The swings were supposed to allow people to leave their unwanted children in a safe place. Previously, bodies of newborn babies were found in the trash. Afterward, the number of discarded baby bodies dropped significantly.
Once a baby is left in the swing, the Edhi center puts it up for adoption.
Some clerics accused Edhi of promoting immorality by allowing women to leave behind children who were born out of wedlock.
"He is using your money to bring up bastards," said one cleric, complaining the Edhi foundation is using people's money to provide medical treatment to Muslims and non-Muslims alike.
Equal treatment for all
That was Edhi, his staff said, someone who treated all humans equally.
"He believed in saving humanity, in saving anything alive," said Shakeel Ahmed, a member of Edhi’s staff. "Even if he saw a stray dog limping, he would bring it to one of his centers and tell us to bandage its leg."

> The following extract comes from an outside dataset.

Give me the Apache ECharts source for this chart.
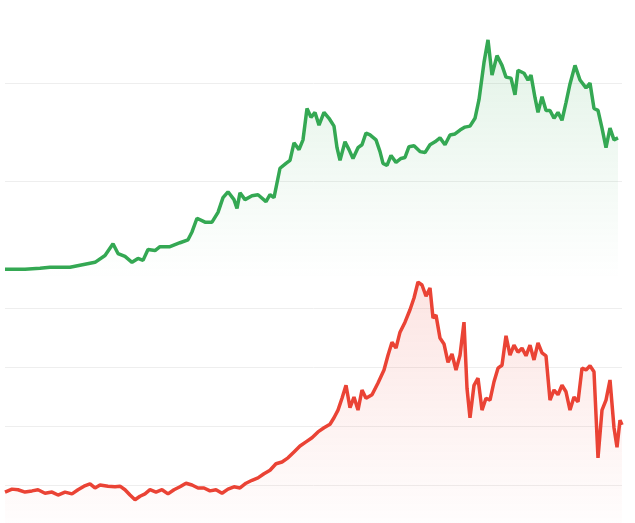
<!DOCTYPE html>
<html>
<head>
<meta charset="utf-8">
<script src="https://cdn.jsdelivr.net/npm/echarts@6/dist/echarts.min.js"></script>
<style>html,body{margin:0;padding:0;background:#fff}#chart{width:635px;height:523px}</style>
</head>
<body>
<div id="chart"></div>
<script>
// upper series (green): day index and value
var greenDays = [5,15,25,40,50,70,80,95,105,113,118,125,132,138,143,148,155,160,170,180,188,192,197,205,212,218,223,228,234,237,240,245,252,258,266,270,274,280,286,290,294,299,303,307,311,315,319,324,329,334,337,340,345,349,353,358,362,366,370,376,380,383,387,391,396,401,405,409,414,420,425,430,435,440,445,450,455,460,465,470,475,479,484,488,492,497,502,506,511,515,518,524,528,531,535,538,542,546,550,554,558,562,566,570,575,580,586,590,594,598,602,606,610,614,618];
var greenVals = [10,10,10,11,12,12,14,17,24,36,26,23,17,21,19,30,29,33,33,37,40,48,62,58,58,68,83,89,81,72,88,81,85,86,79,86,83,113,118,121,139,132,142,174,165,170,157,170,164,156,134,121,140,132,123,134,137,149,147,142,130,118,116,126,119,123,124,135,136,130,129,137,140,144,137,147,148,152,155,156,164,183,221,244,208,228,218,206,205,188,213,210,203,208,185,170,186,172,172,164,170,162,180,199,218,203,195,200,174,172,154,134,154,142,144];

// lower series (red)
var redDays = [5,12,18,25,32,38,45,52,58,65,72,78,84,90,95,100,108,115,120,125,130,135,140,145,150,156,162,168,174,180,186,192,198,204,210,216,222,228,234,240,246,252,258,264,270,276,282,288,294,300,306,312,318,324,330,334,338,342,346,350,354,358,362,366,372,378,384,388,392,396,400,405,410,414,418,422,426,430,433,436,440,444,448,452,456,460,464,467,470,474,478,482,486,490,494,498,502,506,510,514,518,522,526,530,534,538,542,546,550,554,558,562,566,570,574,578,582,586,590,594,598,602,606,610,614,617,620,622];
var redVals = [88,93,92,88,90,92,86,88,83,88,85,92,98,102,95,100,98,97,98,92,83,75,81,85,92,88,92,85,92,97,103,100,95,95,90,92,86,93,97,95,103,108,112,119,125,136,139,146,156,166,173,180,190,197,203,214,227,247,269,231,249,227,261,247,253,273,295,320,342,332,359,376,397,417,444,439,420,434,383,388,349,339,308,322,295,320,376,264,214,269,281,227,247,244,275,298,303,353,320,337,325,332,319,337,312,341,324,319,244,261,253,269,258,227,249,241,298,295,302,292,146,227,244,278,197,164,210,202];

function pairs(xs, ys) { return xs.map(function (x, i) { return [x, ys[i]]; }); }

function grad(c) {
    return new echarts.graphic.LinearGradient(0, 0, 0, 1, [
        {offset: 0, color: c + '33'}, {offset: 1, color: c + '00'}
    ]);
}

var split = {show: true, lineStyle: {color: ['transparent', '#eeeeee', '#eeeeee', '#eeeeee', '#eeeeee', 'transparent'], width: 1}};
var chart = echarts.init(document.getElementById('chart'));
chart.setOption({
    animation: false,
    grid: [
        {left: 5, right: 13, top: -15, height: 294, outerBoundsMode: 'none', containLabel: false},
        {left: 5, right: 13, top: 249, height: 295, outerBoundsMode: 'none', containLabel: false}
    ],
    xAxis: [
        {type: 'value', gridIndex: 0, min: 5, max: 622, show: false},
        {type: 'value', gridIndex: 1, min: 5, max: 622, show: false}
    ],
    yAxis: [
        {type: 'value', gridIndex: 0, min: 0, max: 300, interval: 100, axisLine: {show: false}, axisTick: {show: false}, axisLabel: {show: false}, splitLine: split},
        {type: 'value', gridIndex: 1, min: 0, max: 500, interval: 100, axisLine: {show: false}, axisTick: {show: false}, axisLabel: {show: false}, splitLine: split}
    ],
    series: [
        {type: 'line', xAxisIndex: 0, yAxisIndex: 0, data: pairs(greenDays, greenVals), showSymbol: false,
            lineStyle: {color: '#34a853', width: 3.5}, areaStyle: {color: grad('#34a853')}},
        {type: 'line', xAxisIndex: 1, yAxisIndex: 1, data: pairs(redDays, redVals), showSymbol: false,
            lineStyle: {color: '#ea4335', width: 3.5}, areaStyle: {color: grad('#ea4335')}}
    ]
});
</script>
</body>
</html>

When neighborhood boys went to Edhi’s wife and told her about a new fatwa against her husband by some cleric, she told them, "Give my regards to the maulvi saheb [imam] and tell him, don't worry ... we won't go to your heaven. We will go where the woeful go."
FILE - People attend the funeral for philanthropist Abdul Sattar Edhi at the National Stadium in Karachi, Pakistan, July 9, 2016.
Edhi's public service sometimes got in the way of his family life. He never built a house for his family; his wife and children used to live with her mother, while he lived in a windowless room in his office.
"Whenever he came home, within five minutes he would get a phone call that there was an emergency and he had to leave," his wife said.
His children would sometimes take their lunch boxes to go eat with him in his office. Today, they look after his work along with his widow, who is determined to continue his tradition of charity and humanity.
"He has left a healthy tree for us that gives all kinds of fruits," she said. "It will continue giving."